Color zoning—areas of different colors in a stone—is a common sapphire characteristic. Blue sapphire often has angular zones of blue and lighter blue. To accommodate color zoning in some sapphires, cutters orient the concentrated color in a location that offers the best visible color in the cut stone.
In Sri Lankan sapphires, the color is often concentrated close to the surface of the crystal. If a cutter can orient the culet within the concentrated area of color, the stone will appear entirely blue in the face-up position.
Pleochroism is different colors in different crystal directions. Blue sapphires often have greenish blue and violetish blue pleochroism. It’s most desirable to orient the cut so the stone shows the violetish blue color when it is set in jewelry.
Star corundum must be cut as a cabochon to display asterism.
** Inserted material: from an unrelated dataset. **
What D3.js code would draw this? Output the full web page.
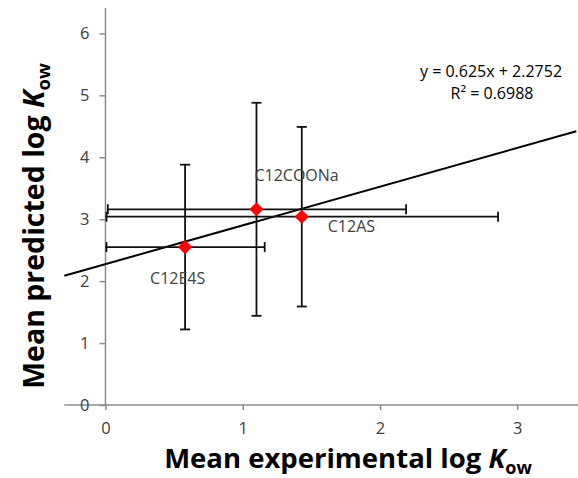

A finished stone’s attractiveness depends on the star’s orientation and the cabochon’s symmetry, proportions, and finish.
The cabochon must have an appealing appearance, with the star properly centered when the gem rests on its base. The stone’s outline should be symmetrical.
For most stones, the dome should be fairly high—about two-thirds of the stone’s width—to focus the star sharply. If it’s too high, the phenomenon loses its graceful motion when the stone is tilted. Excessive height also makes the stone difficult to mount.
If the dome is cut too shallow, the star will be visible only from directly above. Black star sapphires, however, are prone to parallel breaks, so they’re usually cut very flat to reduce the risk of damage.
A stone should not have excess weight below the girdle that doesn’t contribute to the optical effect or reinforce color.
Blue sapphires can range in size anywhere from a few points to hundreds of carats, and large blue sapphires are more readily available than large rubies. However, most commercial-quality blue sapphires weigh less than 5.00 carats.
Large commercial-quality blue sapphires are more common than large fine-quality ones. As a result, size makes more of a difference in the price of fine-quality sapphire. A fine-quality 5.00 carat blue sapphire sells for approximately five times more per carat than the same-quality 1.00 carat stone.
A commercial-quality 5.00 carat stone sells for only about twice as much per carat as a 1.00 carat blue sapphire of the same quality.
These examples are not meant to be exact pricing guidelines, but to illustrate how much the per-carat price can go up as the size and the quality rise.